### Listing:
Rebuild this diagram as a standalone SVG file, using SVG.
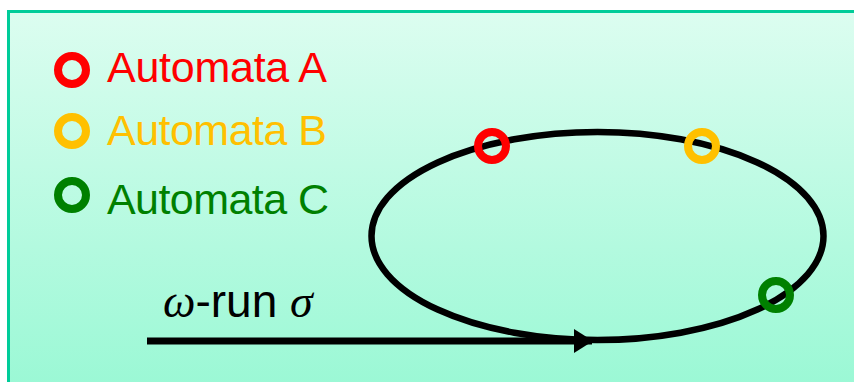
<svg xmlns="http://www.w3.org/2000/svg" width="854" height="382" viewBox="0 0 854 382">
<defs>
<linearGradient id="bg" x1="0" y1="0" x2="0" y2="1">
<stop offset="0" stop-color="#dcfdf0"/>
<stop offset="1" stop-color="#98f8d4"/>
</linearGradient>
<marker id="arr" markerWidth="20" markerHeight="26" refX="18" refY="12" orient="auto" markerUnits="userSpaceOnUse">
<path d="M0,0 L19,12 L0,24 z" fill="#000"/>
</marker>
<style>
.lbl{font-family:"Liberation Sans",Arial,sans-serif;font-size:43px}
.ring{fill:none;stroke-width:8}
.red{stroke:#ff0000}.org{stroke:#ffc000}.grn{stroke:#008000}
</style>
</defs>
<rect x="8.5" y="11.5" width="860" height="390" fill="url(#bg)" stroke="#00cc99" stroke-width="3"/>
<g id="legend-a"><circle class="ring red" cx="72" cy="70" r="14"/><text class="lbl" x="107" y="82" fill="#ff0000" textLength="220">Automata A</text></g>
<g id="legend-b"><circle class="ring org" cx="72" cy="131" r="14"/><text class="lbl" x="107" y="145" fill="#ffc000" textLength="220">Automata B</text></g>
<g id="legend-c"><circle class="ring grn" cx="72" cy="195" r="14"/><text class="lbl" x="107" y="214" fill="#008000" textLength="222">Automata C</text></g>
<g id="connectors">
<ellipse cx="597.5" cy="236" rx="226" ry="104" fill="none" stroke="#000" stroke-width="6.5"/>
<line x1="147" y1="341" x2="592" y2="341" stroke="#000" stroke-width="7" marker-end="url(#arr)"/>
<text x="163" y="317" font-size="46"><tspan font-family="'Liberation Serif',serif" font-style="italic">ω</tspan><tspan font-family="'Liberation Sans',sans-serif">-run </tspan><tspan font-family="'Liberation Serif',serif" font-style="italic">σ</tspan></text>
</g>
<g id="state-a"><circle class="ring red" cx="492" cy="146" r="14"/></g>
<g id="state-b"><circle class="ring org" cx="702" cy="146" r="14"/></g>
<g id="state-c"><circle class="ring grn" cx="776" cy="295" r="14"/></g>
</svg>
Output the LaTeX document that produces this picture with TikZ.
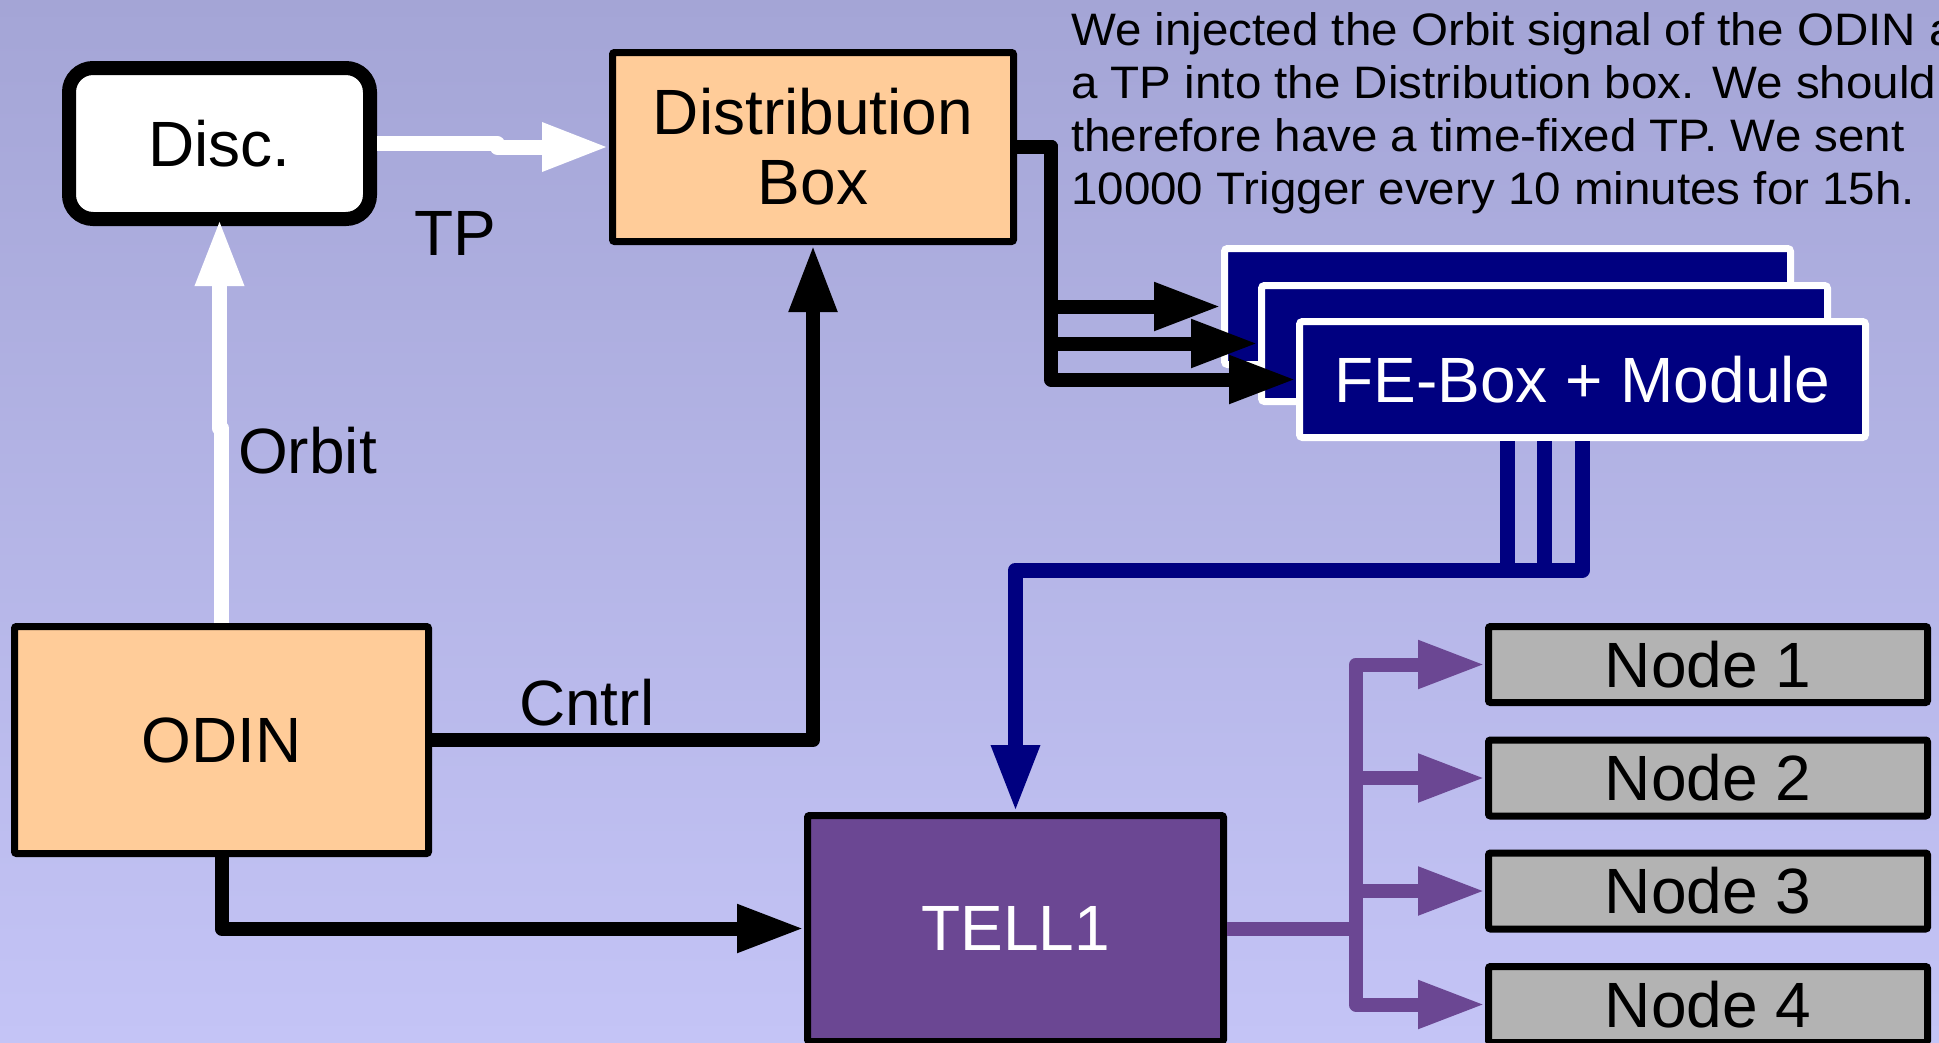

### Do this:
Transcribe the listing in full and omit the pictures.

### Final result:
Rebuild this diagram as a standalone SVG file, using SVG.
<svg xmlns="http://www.w3.org/2000/svg" width="854" height="382" viewBox="0 0 854 382">
<defs>
<linearGradient id="bg" x1="0" y1="0" x2="0" y2="1">
<stop offset="0" stop-color="#dcfdf0"/>
<stop offset="1" stop-color="#98f8d4"/>
</linearGradient>
<marker id="arr" markerWidth="20" markerHeight="26" refX="18" refY="12" orient="auto" markerUnits="userSpaceOnUse">
<path d="M0,0 L19,12 L0,24 z" fill="#000"/>
</marker>
<style>
.lbl{font-family:"Liberation Sans",Arial,sans-serif;font-size:43px}
.ring{fill:none;stroke-width:8}
.red{stroke:#ff0000}.org{stroke:#ffc000}.grn{stroke:#008000}
</style>
</defs>
<rect x="8.5" y="11.5" width="860" height="390" fill="url(#bg)" stroke="#00cc99" stroke-width="3"/>
<g id="legend-a"><circle class="ring red" cx="72" cy="70" r="14"/><text class="lbl" x="107" y="82" fill="#ff0000" textLength="220">Automata A</text></g>
<g id="legend-b"><circle class="ring org" cx="72" cy="131" r="14"/><text class="lbl" x="107" y="145" fill="#ffc000" textLength="220">Automata B</text></g>
<g id="legend-c"><circle class="ring grn" cx="72" cy="195" r="14"/><text class="lbl" x="107" y="214" fill="#008000" textLength="222">Automata C</text></g>
<g id="connectors">
<ellipse cx="597.5" cy="236" rx="226" ry="104" fill="none" stroke="#000" stroke-width="6.5"/>
<line x1="147" y1="341" x2="592" y2="341" stroke="#000" stroke-width="7" marker-end="url(#arr)"/>
<text x="163" y="317" font-size="46"><tspan font-family="'Liberation Serif',serif" font-style="italic">ω</tspan><tspan font-family="'Liberation Sans',sans-serif">-run </tspan><tspan font-family="'Liberation Serif',serif" font-style="italic">σ</tspan></text>
</g>
<g id="state-a"><circle class="ring red" cx="492" cy="146" r="14"/></g>
<g id="state-b"><circle class="ring org" cx="702" cy="146" r="14"/></g>
<g id="state-c"><circle class="ring grn" cx="776" cy="295" r="14"/></g>
</svg>
Output the LaTeX document that produces this picture with TikZ.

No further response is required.